The big news on the tech scene this week is the release of Mac’s OSX 10.8 – also known as Mountain Lion. This version of Mac’s operating system brings a lot of popular iOS features to the desktop – Messages, Reminders, Notes and Notifications for example. One of the more interesting features is Dictation which puts the voice-recognition capabilities of Siri to use on the desktop. Is this a replacement for apps like Mac Speech or Scribe? No, but it is a great way to generate “text” in messages,  notes, reminders and emails. Mac|Life has published a very nice article on how to use Dictation and the commands available in the app.

A game called Dragon Box [iOS & Android – $5.99] has been getting rave reviews. It seems this game teaches children math – including algebra – as they enjoy a fun game. I’ve sent a copy to our grandkids.

The Kindle Touch got a security update. Andrys Basten has details.

Facebook’s not doing to well in the financial world as this article from ReadWriteWeb details.

Mountain Lion also brings iCloud to the desktop. You’ll notice Apple also released updates to Pages, Numbers and Keynote this week. These apps now connect with iCloud allowing you to easily work from your desktop or your iPad. Lifehacker has a great article discussing how to put iCloud to work.

IMPORTANT NOTE FOR iWork USERS: You have until Tuesday to download your files. iWork.com shuts down on July 31st.

Diigo is listed as on of the 100 best tools for teachers. Don’t know why I’m surprised to hear this.

I’ll be spending the weekend under the A/C vent working on some family history projects. At least July is almost over, but there’s still August yet to go. Hope you find an interesting way to stay cool.


Apple releases Mountain Lion today

Today’s the day Apple’s latest operating system, OSX 10.8 – also known as Mountain Lion, will be available for download. The cost is $19.99. While there are more than 200 new features in this version of OSX, a couple of them are especially interesting.

First of those is Dictation. The voice-recognition efforts behind Siri for the iThings are paying off here. With Dictation, wherever I would normally type, I can just tap the function key twice then dictate my entry instead. Dictation works in the text field of any OSX app and uses my system’s built-in microphone. Does this mean I can “text” in Messages without touching the keyboard or dictate blog content in Safari? Of course, if I’m working in a noisy environment (like two dogs and a mouthy bird), a headset may be a better option. And, the more I use Dictation, the better it works because it gets to know my verbal mannerisms.
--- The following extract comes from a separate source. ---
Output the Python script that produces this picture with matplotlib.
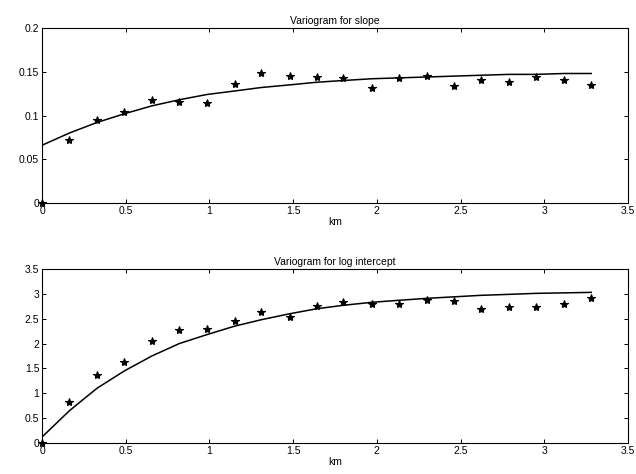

Like any good dictation app, it understands commands like “comma”, “period”, “new paragraph” and “all caps”. This feature alone could be worth the $20 price tag.

Speaking of Messages, in addition to text messages with Macs and iThings, the app also supports AOL, Yahoo!, Google Talk and Jabber services. It sounds like most of the very cool functions – like read receipts, group chats and large attachments – will only work within the Apple environment.

Of course I’m looking forward to having iCloud connecting my iWork apps as well as the iLife ones. Does this mean Pages, Numbers and Keynote are getting updates too? I hope so since iWork.com is shutting down July 31st. The one thing I really liked about it was the Keynote presentation sharing capability. The preview doesn’t mention any similar feature so I’m expecting it will be a while – if ever – before there’s a replacement.

Notes sounds quite interesting. It supports rich text formatting, hyperlinks, images and attachments and can be pinned to the desktop. Notes can be organized into folders, searched and shared via Mail or Messages. Even before I see it in action, it just sounds like it fits my style for jotting things down. And, if I can email them, they can easily be sent to Evernote too.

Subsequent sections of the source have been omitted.